### TASK REQUIREMENTS
Extract each line of the material that follows exactly and omit its pictures.

### GIVEN DATA
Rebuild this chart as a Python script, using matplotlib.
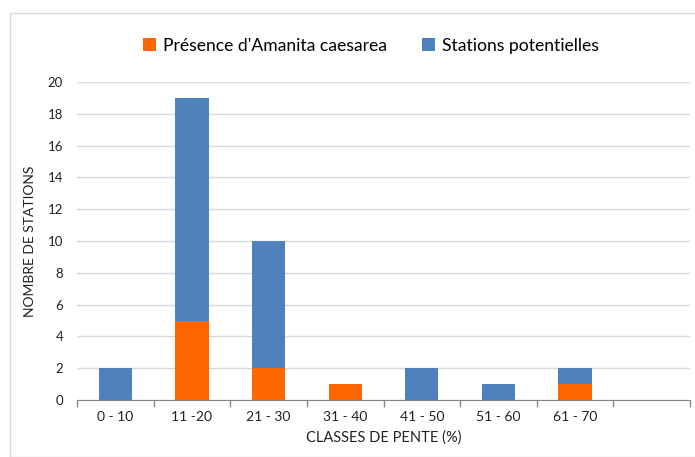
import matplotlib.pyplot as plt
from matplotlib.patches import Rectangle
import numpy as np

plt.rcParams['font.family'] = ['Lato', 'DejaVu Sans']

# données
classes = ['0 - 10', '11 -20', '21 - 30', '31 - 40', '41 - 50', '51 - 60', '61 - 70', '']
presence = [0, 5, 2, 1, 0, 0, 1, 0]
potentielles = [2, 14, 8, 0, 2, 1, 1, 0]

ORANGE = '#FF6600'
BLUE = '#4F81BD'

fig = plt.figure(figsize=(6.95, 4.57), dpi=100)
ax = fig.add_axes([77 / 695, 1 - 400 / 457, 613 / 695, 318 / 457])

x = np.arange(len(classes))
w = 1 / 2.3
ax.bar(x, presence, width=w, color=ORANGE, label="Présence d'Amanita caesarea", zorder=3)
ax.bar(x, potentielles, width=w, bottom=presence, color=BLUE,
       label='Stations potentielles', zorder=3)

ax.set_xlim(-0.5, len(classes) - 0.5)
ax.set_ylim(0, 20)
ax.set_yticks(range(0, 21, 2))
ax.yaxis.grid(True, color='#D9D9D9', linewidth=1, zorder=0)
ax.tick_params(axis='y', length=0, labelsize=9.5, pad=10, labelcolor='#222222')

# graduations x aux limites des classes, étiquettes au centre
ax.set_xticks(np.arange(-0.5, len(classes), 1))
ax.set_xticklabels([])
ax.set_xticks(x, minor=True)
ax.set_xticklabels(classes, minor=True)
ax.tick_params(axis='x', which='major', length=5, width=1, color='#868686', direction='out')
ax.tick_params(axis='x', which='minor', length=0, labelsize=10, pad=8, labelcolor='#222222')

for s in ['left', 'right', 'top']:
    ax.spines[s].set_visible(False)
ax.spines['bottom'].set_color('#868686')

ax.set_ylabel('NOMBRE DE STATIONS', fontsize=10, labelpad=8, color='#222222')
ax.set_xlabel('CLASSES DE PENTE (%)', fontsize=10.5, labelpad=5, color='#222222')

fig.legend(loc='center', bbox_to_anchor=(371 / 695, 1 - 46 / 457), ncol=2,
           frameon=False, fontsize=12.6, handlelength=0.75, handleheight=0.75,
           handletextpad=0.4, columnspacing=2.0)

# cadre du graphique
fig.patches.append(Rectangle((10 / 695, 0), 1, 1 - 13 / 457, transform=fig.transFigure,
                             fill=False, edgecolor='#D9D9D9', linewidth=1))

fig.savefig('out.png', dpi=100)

### SOLUTION FOR THIS EXERCISE
Rebuild this chart as a Python script, using matplotlib.
import matplotlib.pyplot as plt
from matplotlib.patches import Rectangle
import numpy as np

plt.rcParams['font.family'] = ['Lato', 'DejaVu Sans']

# données
classes = ['0 - 10', '11 -20', '21 - 30', '31 - 40', '41 - 50', '51 - 60', '61 - 70', '']
presence = [0, 5, 2, 1, 0, 0, 1, 0]
potentielles = [2, 14, 8, 0, 2, 1, 1, 0]

ORANGE = '#FF6600'
BLUE = '#4F81BD'

fig = plt.figure(figsize=(6.95, 4.57), dpi=100)
ax = fig.add_axes([77 / 695, 1 - 400 / 457, 613 / 695, 318 / 457])

x = np.arange(len(classes))
w = 1 / 2.3
ax.bar(x, presence, width=w, color=ORANGE, label="Présence d'Amanita caesarea", zorder=3)
ax.bar(x, potentielles, width=w, bottom=presence, color=BLUE,
       label='Stations potentielles', zorder=3)

ax.set_xlim(-0.5, len(classes) - 0.5)
ax.set_ylim(0, 20)
ax.set_yticks(range(0, 21, 2))
ax.yaxis.grid(True, color='#D9D9D9', linewidth=1, zorder=0)
ax.tick_params(axis='y', length=0, labelsize=9.5, pad=10, labelcolor='#222222')

# graduations x aux limites des classes, étiquettes au centre
ax.set_xticks(np.arange(-0.5, len(classes), 1))
ax.set_xticklabels([])
ax.set_xticks(x, minor=True)
ax.set_xticklabels(classes, minor=True)
ax.tick_params(axis='x', which='major', length=5, width=1, color='#868686', direction='out')
ax.tick_params(axis='x', which='minor', length=0, labelsize=10, pad=8, labelcolor='#222222')

for s in ['left', 'right', 'top']:
    ax.spines[s].set_visible(False)
ax.spines['bottom'].set_color('#868686')

ax.set_ylabel('NOMBRE DE STATIONS', fontsize=10, labelpad=8, color='#222222')
ax.set_xlabel('CLASSES DE PENTE (%)', fontsize=10.5, labelpad=5, color='#222222')

fig.legend(loc='center', bbox_to_anchor=(371 / 695, 1 - 46 / 457), ncol=2,
           frameon=False, fontsize=12.6, handlelength=0.75, handleheight=0.75,
           handletextpad=0.4, columnspacing=2.0)

# cadre du graphique
fig.patches.append(Rectangle((10 / 695, 0), 1, 1 - 13 / 457, transform=fig.transFigure,
                             fill=False, edgecolor='#D9D9D9', linewidth=1))

fig.savefig('out.png', dpi=100)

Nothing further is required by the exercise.